Tuesday, 24 November 2015

Monday, November 23, 2015 It will be difficult for university education to recover from wave of commercialisation

Graduates follow proceedings during a graduation ceremony at Dedan Kimathi University,  Nyeri County. The commercialisation of the academe meant that so-called “non-professional courses” such as sociology, linguistics, literature, geography, mathematics, chemistry, physics, religious studies, and history were in danger of losing students. PHOTO | JOSEPH KANYI | NATION MEDIA GROUP
Graduates follow proceedings during a graduation ceremony at Dedan Kimathi University, Nyeri County. The commercialisation of the academe meant that so-called “non-professional courses” such as sociology, linguistics, literature, geography, mathematics, chemistry, physics, religious studies, and history were in danger of losing students.
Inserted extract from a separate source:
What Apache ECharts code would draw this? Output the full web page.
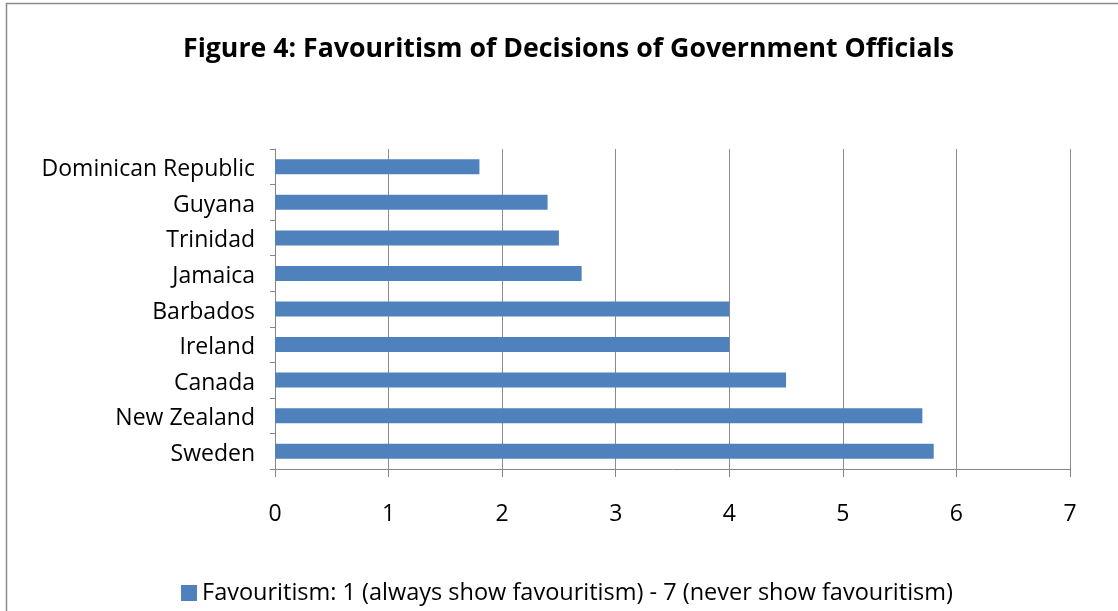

PHOTO | JOSEPH KANYI | NATION MEDIA GROUP  

Summary

  • The commercialisation of the academe meant that so-called “non-professional courses” such as sociology, linguistics, literature, geography, mathematics, chemistry, physics, religious studies, and history were in danger of losing students.
  • The ethical dilemma is that the courses that we have “professionalised” to attract more students and more earnings are not delivering to parents and students the aspirations implicit in these programmes.
The late 1990s’ commercialisation of university education in Kenya was a natural reaction for many universities to a context that demanded increased funding of higher education.
As government support to higher education declined and perceptions of the university degree as the surest ticket to social and economic privilege gained merit, universities in Kenya made money.
As education scholar Ishmael Munene has argued, while some universities were able to plough back the newfound fortunes into infrastructure and institutional development, others thought the windfall would last and ended up making decisions that are now hurting them.
However, while it is possible for universities to recover and overcome some of the poor decisions made in the past, the greater tragedy is whether universities are able to reclaim the lost core disciplines that changed content and form to appeal to the market.
The transformation of the university into a market place meant several things.
One, the schools and departments that attracted the highest number of students became the most “prestigious” and naturally paid their lecturers higher perks than other schools.
Secondly, schools with multiple degree programmes attracted the most students and therefore made more money.
These two logics have largely undermined the meaning of a university education in Kenya.
The natural outworking of this mercantile thinking was that universities were churning out degree programmes, not out of their industry relevance, but with an eye on the prospective client — students.
In most universities, the stampede to create new “marketable” courses went unchecked and as a result, dozens of such courses that are barely relevant to the social and economic context were offered to the public.
It is difficult to see how this process can be reversed.
GRAVE IMPLICATIONS
Secondly, and perhaps most tragic, is the slow death of the core disciplines.
The commercialisation of the academe meant that so-called “non-professional courses” such as sociology, linguistics, literature, geography, mathematics, chemistry, physics, religious studies, and history were in danger of losing students.
Universities made a bad situation worse when they began to make both cosmetic and fundamental changes to these key disciplines.
For instance, mathematics courses were suffixed with something like computer studies or IT.
Rather than adopt media studies, a more research-centred programme, commercialisation drove universities to wrest journalism and mass communication courses from middle level colleges.
A 12-month course was stretched to a four-year programme.
Engineering, which could easily fit within three or four specialisations despite the vast technological shifts in the world, multiplied 10 times over in tandem with the appetite for anything engineering.
Linguistics and literature, two disciplines that are important in defining the character of a university, found themselves pushed into a marriage of convenience with vocational courses with a journalistic orientation.
The implication of this is that we are in danger of not having a linguist coming out of the university in the next decades.
The content of programmes such as history, philosophy, anthropology, or economics, that make the foundation of the humanities and social sciences, are now forced into excessive inter-discipline that is dismantling the academe.
ETHICAL DILEMMA
Serious universities do not vocationalise the core disciplines.
This is because such mercantile logic also hurts research.
A good grounding in the core disciplines prepares one better for graduate studies.
It is difficult to see how some of the programmes can transition students into further studies.
Their low level make-up and vocational orientation do not bode well for the meaningful research that is necessary for post-graduate work.
Our universities are thus faced with not just a structural dilemma, but an ethical one as well.
The ethical dilemma is that the courses that we have “professionalised” to attract more students and more earnings are not delivering to parents and students the aspirations implicit in these programmes.